É confuso e angustiante ver isso acontecer. Geralmente só percebemos isso depois, quando vamos procurar por algo e vemos que se foi, se perdeu. Mas ver o processo em ação, ver as coisas se esvairem pelos dedos, ver que não dá mais para viver com a cabeça lá e aqui. Não dá.
Falar nisso, me faz sentir conformado demais, uma vez que sempre questionei a necessidade da sensatez.
- Você está racionalizando demais as coisas.
Às vezes sinto como se minha função por lá tivesse acabado, que me mudaram de turno. Sinto que não tem por que esforçar, ajudar, consolar ou intrometer em assuntos nos quais minha opinião não vai fazer a mínima diferença - patético isso. Eterna mania de pensar que é indispensável.
- Ninguém vai ter pena de você, me disseram uma vez.
Sinto pena de mim mesmo por ficar imaginando se fui embora e deixei alguém lá que espera por mim. Ridículo.
- Vai te fazer bem, dizem.
..."

quarta-feira, 2 de dezembro de 2009

"Precisava sair, mas estava com medo de encontrar, por acaso, quem ele não queria. Queria mas não queria, queria mas sabia que não devia.
Embatucado com a questão, saiu, temeroso porta afora, como um animal que sai de sua jaula pela primeira vez. Saiu, decidido a tomar caminhos diferentes dos usuais.
Talvez tenha sido isso que lhe pôs um sorriso novo na cara. Tal como o animal recém saído da gaiola, agora eram as surpresas em potencial que lhe agradavam. Ansioso e inquieto, seguiu em frente, quase inconsciente, rumo a seu destino. Ruas, casas, árvores e calçadas diferentes. Pessoas, cachorros e até o canto dos passarinhos se mostrava novidade.
Aonde ia já não tinha mais importância, o fim era simplesmente o ato de ir, o caminho.
Seguiu em paz, contornando quarteirões e praças, ouvindo as rotinas de vizinhanças desconhecidas. Outros horários de almoço, outras melodias nos rádios, outras crianças dando risadas.
Sentiu como se tivesse mudado de cidade, de estado. Sentiu-se livre e anônimo. Sentiu-se por completo.
Se chegou a seu destino, nem mesmo ele saberia dizer. Agora seu destino não era apenas um; eram todos os possíveis, todos os pontos que pudessem ser chamados de "aonde ir" e que merecessem uma pausa. Mercearias, lojinhas de badulaques e botecos se apresentavam e convidavam. A vida em si, parecia mais animada por aqueles lados.
Você ainda pode encontrá-lo, hoje ou amanhã, por algum caminho que esteja seguindo. Se o vir, mande um abraço meu."

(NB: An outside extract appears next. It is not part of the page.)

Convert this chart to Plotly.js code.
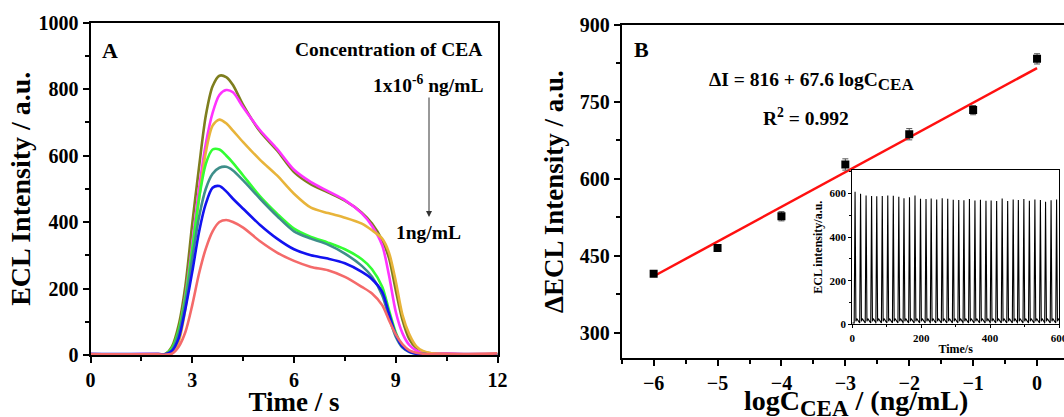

terça-feira, 1 de dezembro de 2009

"Tomei gosto por chuva quando voltei. Antes eu não gostava tanto.
Passei a gostar, a sentir falta, até.
Chuva fina e morna, pesada-gelada, com vento e pedrinhas de gelo misturadas.
Chuva tem me feito pensar e recordar.
Nutrindo e suprindo o que possa estar faltando. Sempre falta algo.
Chuva lembra sapo, que lembra mato, que lembra noite escura e estrelada.
Estrelas brilhantes num pano opaco, furado por ruídos que só a noite tem ou faz.
Noite escura assusta e acalma ao mesmo tempo. Lembra inquietação ao passo que nos envolve e nos convida.
Convida ao chá mate, ao violão.
Nos faz lembrar de atiçar o fogo, senão o banho é gelado.
Noites assim são boas para se ver a silhueta das montanhas contrastando com a luzinha fraca do céu.

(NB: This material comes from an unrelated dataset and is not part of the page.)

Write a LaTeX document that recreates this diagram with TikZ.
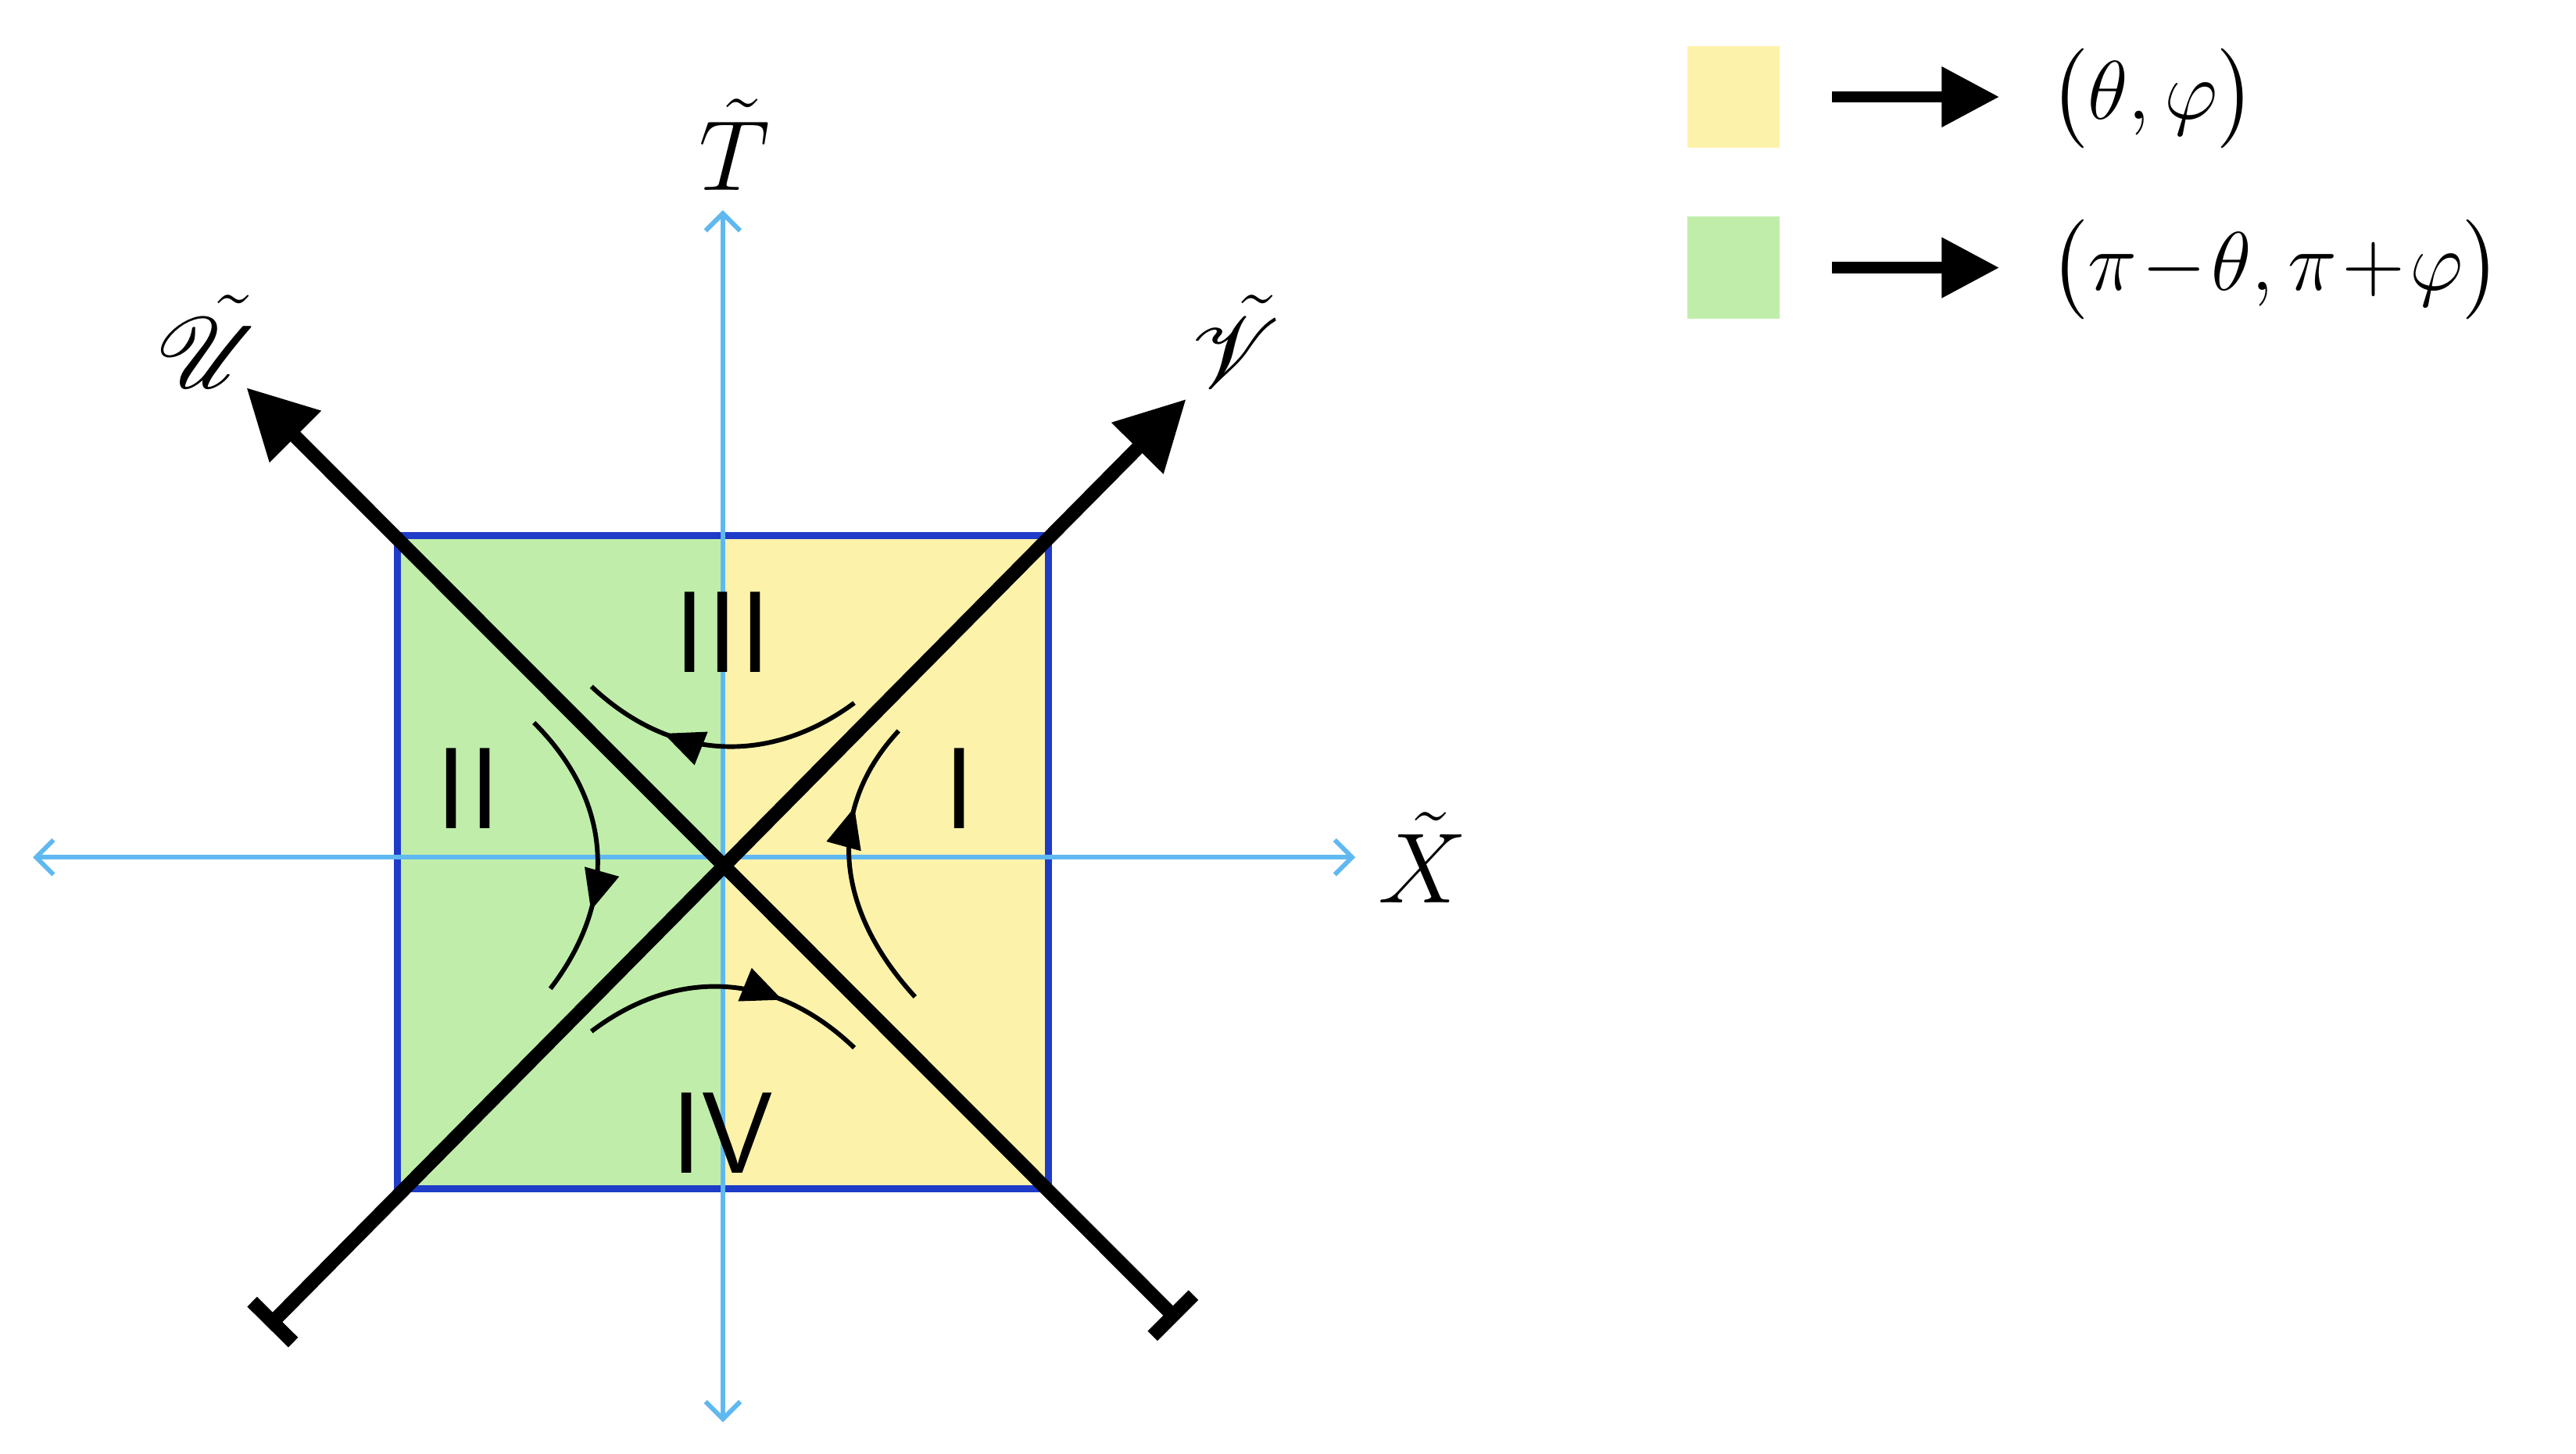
\documentclass[tikz,border=0pt]{standalone}
\usepackage{amsmath}
\usepackage{mathrsfs}
\usetikzlibrary{arrows.meta,decorations.markings}
\definecolor{paleyellow}{RGB}{253,242,170}
\definecolor{palegreen}{RGB}{192,238,170}
\definecolor{axisblue}{RGB}{96,184,240}
\definecolor{edgeblue}{RGB}{30,60,200}
\tikzset{
  axis/.style={axisblue,line width=0.8pt,{Straight Barb[length=3pt,width=6pt]}-{Straight Barb[length=3pt,width=6pt]}},
  null/.style={line width=2.4pt,{Bar[width=10pt]}-{Triangle[length=12pt,width=12pt]}},
  flow/.style={line width=0.8pt,postaction={decorate},
    decoration={markings,mark=at position 0.7 with {\arrow{Triangle[length=7pt,width=6pt]}}}},
  region/.style={font=\sffamily\fontsize{20}{22}\selectfont},
  lbl/.style={font=\fontsize{17}{20}\selectfont,inner sep=0pt},
  keytext/.style={font=\fontsize{15.5}{18}\selectfont,anchor=west,inner sep=0pt}
}
\begin{document}
\begin{tikzpicture}[x=0.01cm,y=-0.01cm]
\useasboundingbox (0,0) rectangle (1568,885);
\path   (440,522) coordinate (O)
        (242,326) coordinate (NW)
        (638,326) coordinate (NE)
        (242,724) coordinate (SW)
        (638,724) coordinate (SE)
        (440,326) coordinate (N)
        (440,724) coordinate (S);
% two halves of the square
\fill[palegreen] (NW) rectangle (S);
\fill[paleyellow] (N) rectangle (SE);
\draw[edgeblue,line width=1.2pt] (NW) rectangle (SE);
% axes
\draw[axis] (20,522) coordinate (Xl) -- (825,522) coordinate (Xr);
\draw[axis] (440,866) coordinate (Tb) -- (440,128) coordinate (Tt);
% null directions
\draw[null] (717,804) coordinate (Ub) -- (150,236) coordinate (Ut);
\draw[null] (163,808) coordinate (Vb) -- (722,243) coordinate (Vt);
\node[lbl] (Tlab) at (447,88) {$\tilde T$};
\node[lbl] (Xlab) at (866,522) {$\tilde X$};
\node[lbl] (Ulab) at (127,208) {$\tilde{\mathscr U}$};
\node[lbl] (Vlab) at (752,208) {$\tilde{\mathscr V}$};
% regions
\node[region] (r1) at (584,480) {I};
\node[region] (r2) at (285,480) {II};
\node[region] (r3) at (440,385) {III};
\node[region] (r4) at (440,690) {IV};
% flow lines
\draw[flow] (557,607) .. controls (505,550) and (505,490) .. (547,445);
\draw[flow] (325,440) .. controls (375,490) and (375,550) .. (335,602);
\draw[flow] (520,428) .. controls (470,465) and (410,465) .. (360,418);
\draw[flow] (360,628) .. controls (410,590) and (470,590) .. (520,638);
% legend
\fill[paleyellow] (1027,28) rectangle (1083,90);
\fill[palegreen] (1027,132) rectangle (1083,194);
\draw[line width=2pt,-{Triangle[length=10pt,width=10pt]}] (1115,59) -- (1217,59);
\draw[line width=2pt,-{Triangle[length=10pt,width=10pt]}] (1115,163) -- (1217,163);
\node[keytext] (key1) at (1247,60) {$\bigl(\theta,\varphi\bigr)$};
\node[keytext] (key2) at (1247,164) {$\bigl(\pi\!-\!\theta,\pi\!+\!\varphi\bigr)$};
\end{tikzpicture}
\end{document}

Chuva também lembra café de caneca, lembra braços arrepiados de repente, sejam meus ou nossos.
Lembra alguém dentro do abraço e no caminho da boca.
Lembra um beijo na orelha, sem estalar, porque estalado não combina com chuva; tem que ser beijo manso, beijo-cafuné.
E cafuné, talvez vocês não saibam, mas lembra uma colcha de retalhos que tenho aqui, daquelas da vovó - que esquentam esfriando e vice-versa.
Isso tudo lembra suspiro, e suspiro, irremediavelmente, me lembra chuva."